-- Short task --
Pull out every line from the listing that has the word "matplotlib".

::: Given material :::

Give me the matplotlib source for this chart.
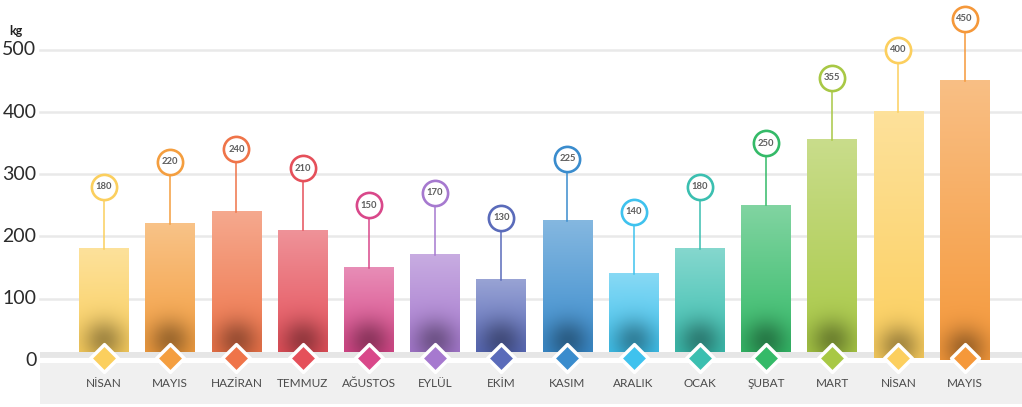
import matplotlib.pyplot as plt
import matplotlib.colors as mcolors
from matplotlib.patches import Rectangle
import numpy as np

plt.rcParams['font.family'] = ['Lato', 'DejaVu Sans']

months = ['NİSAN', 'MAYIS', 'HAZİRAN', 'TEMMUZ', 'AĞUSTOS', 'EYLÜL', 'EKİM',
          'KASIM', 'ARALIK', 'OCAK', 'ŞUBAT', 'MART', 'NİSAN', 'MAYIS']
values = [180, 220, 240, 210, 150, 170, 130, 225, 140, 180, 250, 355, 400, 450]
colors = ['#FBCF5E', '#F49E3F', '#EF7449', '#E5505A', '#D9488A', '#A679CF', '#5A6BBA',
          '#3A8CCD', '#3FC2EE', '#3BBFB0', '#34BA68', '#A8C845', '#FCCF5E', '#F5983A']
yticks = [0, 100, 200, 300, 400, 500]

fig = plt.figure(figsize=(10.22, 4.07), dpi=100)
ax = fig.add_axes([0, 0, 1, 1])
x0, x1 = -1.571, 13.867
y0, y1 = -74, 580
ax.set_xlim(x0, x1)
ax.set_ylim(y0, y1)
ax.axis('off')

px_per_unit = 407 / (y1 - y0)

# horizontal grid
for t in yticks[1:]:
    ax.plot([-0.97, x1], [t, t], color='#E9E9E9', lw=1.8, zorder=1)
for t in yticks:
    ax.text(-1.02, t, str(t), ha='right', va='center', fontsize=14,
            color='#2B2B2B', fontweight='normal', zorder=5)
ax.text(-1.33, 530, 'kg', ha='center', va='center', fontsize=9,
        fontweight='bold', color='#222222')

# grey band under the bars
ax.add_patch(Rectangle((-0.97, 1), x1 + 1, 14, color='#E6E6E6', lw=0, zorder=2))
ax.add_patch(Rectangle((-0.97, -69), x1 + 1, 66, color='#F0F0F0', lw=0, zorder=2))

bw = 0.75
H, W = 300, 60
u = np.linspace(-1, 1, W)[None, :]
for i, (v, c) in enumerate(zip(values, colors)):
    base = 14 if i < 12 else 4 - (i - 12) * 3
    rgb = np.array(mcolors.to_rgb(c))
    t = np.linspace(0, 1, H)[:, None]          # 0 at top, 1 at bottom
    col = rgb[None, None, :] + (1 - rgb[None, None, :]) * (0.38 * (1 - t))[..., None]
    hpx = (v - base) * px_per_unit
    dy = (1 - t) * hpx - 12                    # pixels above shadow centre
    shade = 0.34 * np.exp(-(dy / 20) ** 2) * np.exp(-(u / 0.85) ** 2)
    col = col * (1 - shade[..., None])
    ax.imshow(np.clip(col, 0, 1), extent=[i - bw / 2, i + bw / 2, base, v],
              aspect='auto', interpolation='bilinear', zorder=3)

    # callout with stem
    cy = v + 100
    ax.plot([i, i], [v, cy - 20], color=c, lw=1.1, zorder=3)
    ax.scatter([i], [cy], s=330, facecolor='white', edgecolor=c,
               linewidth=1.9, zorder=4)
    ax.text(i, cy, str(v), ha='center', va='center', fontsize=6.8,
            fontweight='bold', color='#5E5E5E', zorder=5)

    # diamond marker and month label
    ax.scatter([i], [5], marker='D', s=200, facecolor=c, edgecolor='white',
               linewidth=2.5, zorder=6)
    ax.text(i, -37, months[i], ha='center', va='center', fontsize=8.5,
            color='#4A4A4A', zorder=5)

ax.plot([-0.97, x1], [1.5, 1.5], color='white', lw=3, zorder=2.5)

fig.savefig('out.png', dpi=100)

:::

-- Solution to this exercise --
Give me the matplotlib source for this chart.
import matplotlib.pyplot as plt
import matplotlib.colors as mcolors
from matplotlib.patches import Rectangle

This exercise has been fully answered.